Your instructions: Omit images. Retype all entries verbatim.
_ _ _
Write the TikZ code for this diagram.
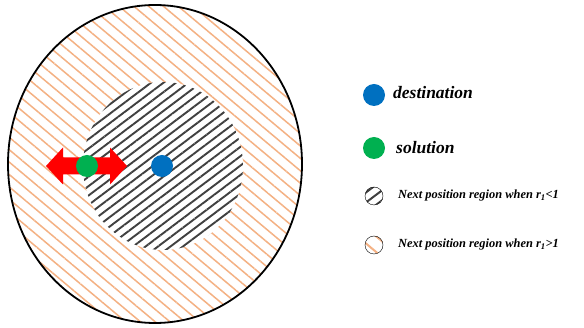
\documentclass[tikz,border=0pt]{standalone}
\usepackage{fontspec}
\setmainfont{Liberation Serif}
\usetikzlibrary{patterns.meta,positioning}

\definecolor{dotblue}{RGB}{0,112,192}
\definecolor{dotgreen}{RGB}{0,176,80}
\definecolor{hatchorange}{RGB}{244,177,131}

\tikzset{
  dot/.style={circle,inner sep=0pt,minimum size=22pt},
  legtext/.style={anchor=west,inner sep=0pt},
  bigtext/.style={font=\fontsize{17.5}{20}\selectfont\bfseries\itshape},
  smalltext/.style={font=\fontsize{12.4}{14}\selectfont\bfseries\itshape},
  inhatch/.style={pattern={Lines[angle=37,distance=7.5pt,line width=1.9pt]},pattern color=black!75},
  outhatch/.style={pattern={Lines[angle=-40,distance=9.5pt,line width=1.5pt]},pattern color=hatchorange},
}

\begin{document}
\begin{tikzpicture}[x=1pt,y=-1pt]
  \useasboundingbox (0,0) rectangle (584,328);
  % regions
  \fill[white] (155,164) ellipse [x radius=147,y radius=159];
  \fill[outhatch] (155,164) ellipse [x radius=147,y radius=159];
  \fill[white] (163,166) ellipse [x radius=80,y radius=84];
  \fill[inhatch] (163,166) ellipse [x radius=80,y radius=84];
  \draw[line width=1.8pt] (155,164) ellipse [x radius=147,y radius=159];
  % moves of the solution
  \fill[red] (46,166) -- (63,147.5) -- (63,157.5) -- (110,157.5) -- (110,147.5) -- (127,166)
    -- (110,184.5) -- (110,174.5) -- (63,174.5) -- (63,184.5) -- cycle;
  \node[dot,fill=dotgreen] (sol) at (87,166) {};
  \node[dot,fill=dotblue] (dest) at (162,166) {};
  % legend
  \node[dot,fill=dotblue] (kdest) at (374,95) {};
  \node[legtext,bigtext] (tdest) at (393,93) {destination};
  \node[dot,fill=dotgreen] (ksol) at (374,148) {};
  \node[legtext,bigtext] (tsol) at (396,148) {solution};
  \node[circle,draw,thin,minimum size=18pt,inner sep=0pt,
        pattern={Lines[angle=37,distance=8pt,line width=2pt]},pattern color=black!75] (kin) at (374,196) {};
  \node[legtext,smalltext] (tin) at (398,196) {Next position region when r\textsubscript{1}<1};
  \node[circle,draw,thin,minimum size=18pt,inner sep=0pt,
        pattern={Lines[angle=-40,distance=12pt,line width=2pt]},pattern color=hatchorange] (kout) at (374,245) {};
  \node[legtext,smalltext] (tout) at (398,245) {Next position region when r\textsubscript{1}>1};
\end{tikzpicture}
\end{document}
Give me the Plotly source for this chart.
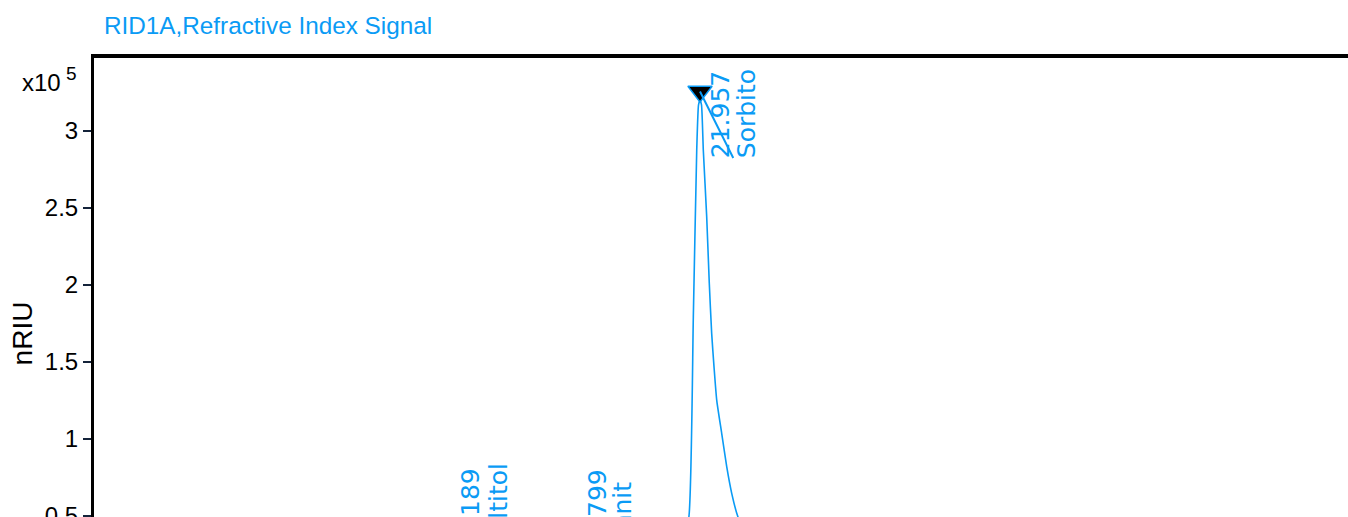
_ _ _
Response to the exercise:
Write the TikZ code for this diagram.
\documentclass[tikz,border=0pt]{standalone}
\usepackage{fontspec}
\setmainfont{Liberation Serif}
\usetikzlibrary{patterns.meta,positioning}

\definecolor{dotblue}{RGB}{0,112,192}
\definecolor{dotgreen}{RGB}{0,176,80}
\definecolor{hatchorange}{RGB}{244,177,131}

\tikzset{
  dot/.style={circle,inner sep=0pt,minimum size=22pt},
  legtext/.style={anchor=west,inner sep=0pt},
  bigtext/.style={font=\fontsize{17.5}{20}\selectfont\bfseries\itshape},
  smalltext/.style={font=\fontsize{12.4}{14}\selectfont\bfseries\itshape},
  inhatch/.style={pattern={Lines[angle=37,distance=7.5pt,line width=1.9pt]},pattern color=black!75},
  outhatch/.style={pattern={Lines[angle=-40,distance=9.5pt,line width=1.5pt]},pattern color=hatchorange},
}

\begin{document}
\begin{tikzpicture}[x=1pt,y=-1pt]
  \useasboundingbox (0,0) rectangle (584,328);
  % regions
  \fill[white] (155,164) ellipse [x radius=147,y radius=159];
  \fill[outhatch] (155,164) ellipse [x radius=147,y radius=159];
  \fill[white] (163,166) ellipse [x radius=80,y radius=84];
  \fill[inhatch] (163,166) ellipse [x radius=80,y radius=84];
  \draw[line width=1.8pt] (155,164) ellipse [x radius=147,y radius=159];
  % moves of the solution
  \fill[red] (46,166) -- (63,147.5) -- (63,157.5) -- (110,157.5) -- (110,147.5) -- (127,166)
    -- (110,184.5) -- (110,174.5) -- (63,174.5) -- (63,184.5) -- cycle;
  \node[dot,fill=dotgreen] (sol) at (87,166) {};
  \node[dot,fill=dotblue] (dest) at (162,166) {};
  % legend
  \node[dot,fill=dotblue] (kdest) at (374,95) {};
  \node[legtext,bigtext] (tdest) at (393,93) {destination};
  \node[dot,fill=dotgreen] (ksol) at (374,148) {};
  \node[legtext,bigtext] (tsol) at (396,148) {solution};
  \node[circle,draw,thin,minimum size=18pt,inner sep=0pt,
        pattern={Lines[angle=37,distance=8pt,line width=2pt]},pattern color=black!75] (kin) at (374,196) {};
  \node[legtext,smalltext] (tin) at (398,196) {Next position region when r\textsubscript{1}<1};
  \node[circle,draw,thin,minimum size=18pt,inner sep=0pt,
        pattern={Lines[angle=-40,distance=12pt,line width=2pt]},pattern color=hatchorange] (kout) at (374,245) {};
  \node[legtext,smalltext] (tout) at (398,245) {Next position region when r\textsubscript{1}>1};
\end{tikzpicture}
\end{document}
Give me the Plotly source for this chart.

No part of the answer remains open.